Problem requirements: Restate each line of the listing exactly, without carrying over any pictures.

Material for the task:
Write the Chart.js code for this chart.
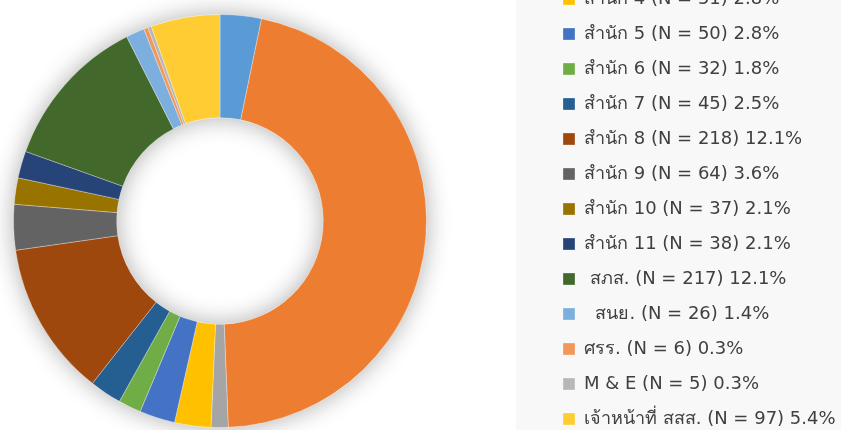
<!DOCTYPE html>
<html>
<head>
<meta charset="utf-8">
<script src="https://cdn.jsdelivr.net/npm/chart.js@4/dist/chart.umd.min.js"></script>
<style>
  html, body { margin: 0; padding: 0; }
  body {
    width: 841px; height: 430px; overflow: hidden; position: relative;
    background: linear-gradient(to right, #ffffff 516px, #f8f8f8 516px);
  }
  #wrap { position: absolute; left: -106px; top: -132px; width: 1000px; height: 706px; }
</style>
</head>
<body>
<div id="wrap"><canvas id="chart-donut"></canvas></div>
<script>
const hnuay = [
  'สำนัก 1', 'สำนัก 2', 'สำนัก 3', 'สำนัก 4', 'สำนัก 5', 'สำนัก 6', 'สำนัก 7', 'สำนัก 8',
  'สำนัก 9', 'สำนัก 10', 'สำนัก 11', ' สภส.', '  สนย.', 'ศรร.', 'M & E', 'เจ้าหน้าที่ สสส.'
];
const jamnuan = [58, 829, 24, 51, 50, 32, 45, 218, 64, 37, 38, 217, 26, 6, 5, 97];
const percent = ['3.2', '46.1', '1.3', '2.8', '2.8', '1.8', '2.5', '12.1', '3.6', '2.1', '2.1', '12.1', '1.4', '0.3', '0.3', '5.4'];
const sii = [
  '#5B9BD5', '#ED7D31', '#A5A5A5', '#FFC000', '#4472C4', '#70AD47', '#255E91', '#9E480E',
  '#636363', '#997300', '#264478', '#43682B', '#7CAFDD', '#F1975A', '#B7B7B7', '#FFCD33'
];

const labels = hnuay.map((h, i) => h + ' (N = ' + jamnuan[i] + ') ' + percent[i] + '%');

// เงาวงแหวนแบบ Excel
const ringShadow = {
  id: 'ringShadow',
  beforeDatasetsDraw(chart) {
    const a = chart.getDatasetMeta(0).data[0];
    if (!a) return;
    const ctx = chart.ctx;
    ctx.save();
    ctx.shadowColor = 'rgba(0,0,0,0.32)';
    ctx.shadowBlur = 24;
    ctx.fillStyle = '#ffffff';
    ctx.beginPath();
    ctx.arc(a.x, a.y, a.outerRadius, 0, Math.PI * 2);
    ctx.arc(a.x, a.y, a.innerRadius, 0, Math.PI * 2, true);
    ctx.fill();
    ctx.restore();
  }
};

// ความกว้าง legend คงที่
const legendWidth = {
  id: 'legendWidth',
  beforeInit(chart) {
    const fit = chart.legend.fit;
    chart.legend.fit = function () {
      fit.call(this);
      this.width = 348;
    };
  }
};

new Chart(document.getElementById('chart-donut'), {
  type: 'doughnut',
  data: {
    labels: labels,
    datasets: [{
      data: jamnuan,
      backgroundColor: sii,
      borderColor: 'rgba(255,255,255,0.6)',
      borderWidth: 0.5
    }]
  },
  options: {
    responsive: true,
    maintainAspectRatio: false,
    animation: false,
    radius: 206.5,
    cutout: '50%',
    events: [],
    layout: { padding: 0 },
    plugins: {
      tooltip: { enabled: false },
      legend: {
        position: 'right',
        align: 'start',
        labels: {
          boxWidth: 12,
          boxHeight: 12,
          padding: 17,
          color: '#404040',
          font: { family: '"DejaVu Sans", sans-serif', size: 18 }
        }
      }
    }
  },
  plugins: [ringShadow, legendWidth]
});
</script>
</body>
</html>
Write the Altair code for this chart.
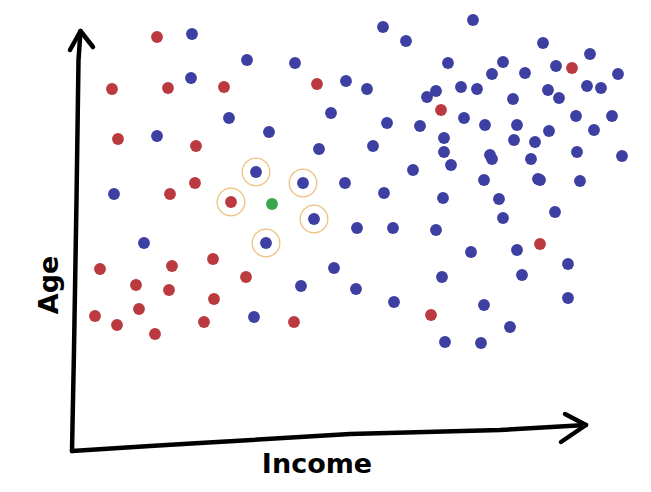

Solution:
Write the Chart.js code for this chart.
<!DOCTYPE html>
<html>
<head>
<meta charset="utf-8">
<script src="https://cdn.jsdelivr.net/npm/chart.js@4/dist/chart.umd.min.js"></script>
<style>
  html, body { margin: 0; padding: 0; }
  body {
    width: 841px; height: 430px; overflow: hidden; position: relative;
    background: linear-gradient(to right, #ffffff 516px, #f8f8f8 516px);
  }
  #wrap { position: absolute; left: -106px; top: -132px; width: 1000px; height: 706px; }
</style>
</head>
<body>
<div id="wrap"><canvas id="chart-donut"></canvas></div>
<script>
const hnuay = [
  'สำนัก 1', 'สำนัก 2', 'สำนัก 3', 'สำนัก 4', 'สำนัก 5', 'สำนัก 6', 'สำนัก 7', 'สำนัก 8',
  'สำนัก 9', 'สำนัก 10', 'สำนัก 11', ' สภส.', '  สนย.', 'ศรร.', 'M & E', 'เจ้าหน้าที่ สสส.'
];
const jamnuan = [58, 829, 24, 51, 50, 32, 45, 218, 64, 37, 38, 217, 26, 6, 5, 97];
const percent = ['3.2', '46.1', '1.3', '2.8', '2.8', '1.8', '2.5', '12.1', '3.6', '2.1', '2.1', '12.1', '1.4', '0.3', '0.3', '5.4'];
const sii = [
  '#5B9BD5', '#ED7D31', '#A5A5A5', '#FFC000', '#4472C4', '#70AD47', '#255E91', '#9E480E',
  '#636363', '#997300', '#264478', '#43682B', '#7CAFDD', '#F1975A', '#B7B7B7', '#FFCD33'
];

const labels = hnuay.map((h, i) => h + ' (N = ' + jamnuan[i] + ') ' + percent[i] + '%');

// เงาวงแหวนแบบ Excel
const ringShadow = {
  id: 'ringShadow',
  beforeDatasetsDraw(chart) {
    const a = chart.getDatasetMeta(0).data[0];
    if (!a) return;
    const ctx = chart.ctx;
    ctx.save();
    ctx.shadowColor = 'rgba(0,0,0,0.32)';
    ctx.shadowBlur = 24;
    ctx.fillStyle = '#ffffff';
    ctx.beginPath();
    ctx.arc(a.x, a.y, a.outerRadius, 0, Math.PI * 2);
    ctx.arc(a.x, a.y, a.innerRadius, 0, Math.PI * 2, true);
    ctx.fill();
    ctx.restore();
  }
};

// ความกว้าง legend คงที่
const legendWidth = {
  id: 'legendWidth',
  beforeInit(chart) {
    const fit = chart.legend.fit;
    chart.legend.fit = function () {
      fit.call(this);
      this.width = 348;
    };
  }
};

new Chart(document.getElementById('chart-donut'), {
  type: 'doughnut',
  data: {
    labels: labels,
    datasets: [{
      data: jamnuan,
      backgroundColor: sii,
      borderColor: 'rgba(255,255,255,0.6)',
      borderWidth: 0.5
    }]
  },
  options: {
    responsive: true,
    maintainAspectRatio: false,
    animation: false,
    radius: 206.5,
    cutout: '50%',
    events: [],
    layout: { padding: 0 },
    plugins: {
      tooltip: { enabled: false },
      legend: {
        position: 'right',
        align: 'start',
        labels: {
          boxWidth: 12,
          boxHeight: 12,
          padding: 17,
          color: '#404040',
          font: { family: '"DejaVu Sans", sans-serif', size: 18 }
        }
      }
    }
  },
  plugins: [ringShadow, legendWidth]
});
</script>
</body>
</html>
Write the Altair code for this chart.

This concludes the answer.